- Directed by: Chuck Mitsui
- Written by: Chuck Mitsui
- Produced by: Torry Tukuafu
- Starring: Ryan Greer; Christa B. Allen; Janel Parrish; Nalu Boersma;
- Cinematography: Michael Lohmann
- Edited by: Brett Spiegel
- Production company: Haolewood Productions
- Distributed by: Breaking Glass Pictures
- Release dates: 11 March 2011 (San Francisco International Asian American Film Festival); 30 March 2012 (US);
- Running time: 100 minutes
- Country: United States
- Language: English

= One Kine Day =

One Kine Day is a 2011 American drama film directed by Chuck Mitsui, starring Ryan Greer, Christa B. Allen, Janel Parrish and Nalu Boersma.

==Cast==
- Ryan Greer as Ralsto
- Christa B. Allen as Alea
- Janel Parrish as Leilani
- Nalu Boersma as Nalu
- Keram Malicki-Sánchez as Vegas Mike
- Sean Reilly as Sean
- Noah Parker as Sam
- Steve Parker as Barry
- Auriel P. Rickard as Richard
- Julia Nickson as Suzie
- Jolene Blalock as CC
- Leandro Solano as La'a
- Darieus Legg as Rob

==Release==
The film premiered at the San Francisco International Asian American Film Festival on 11 March 2011.

==Reception==
Nicole Wong of Hyphen wrote that the film "deals with serious issues through honest expressions and realistic conversations."

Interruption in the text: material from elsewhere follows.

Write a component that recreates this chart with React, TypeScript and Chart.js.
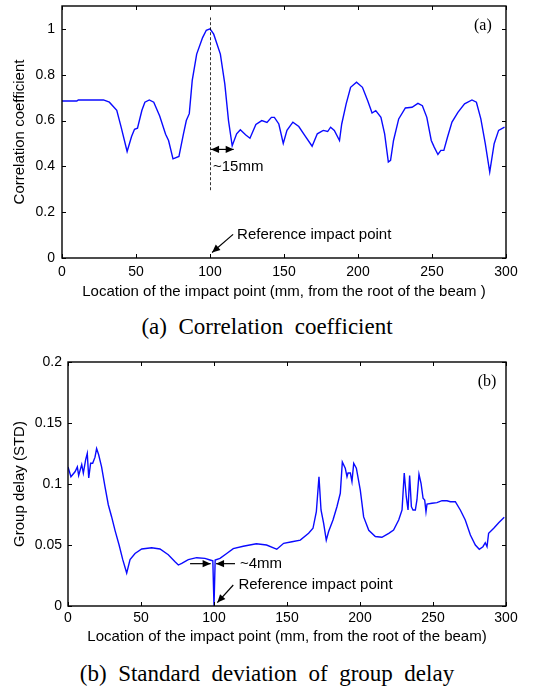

Dennis Harvey of Variety called the film a "modest, involving drama that hits few surprising notes but feels astutely knowledgeable about its subject."

Albert Williams of the Chicago Reader called the film "dreary" and "predictable", and wrote that Mitsui "is trying to convey the aimless banality of his characters’ lives, but instead he succumbs to it."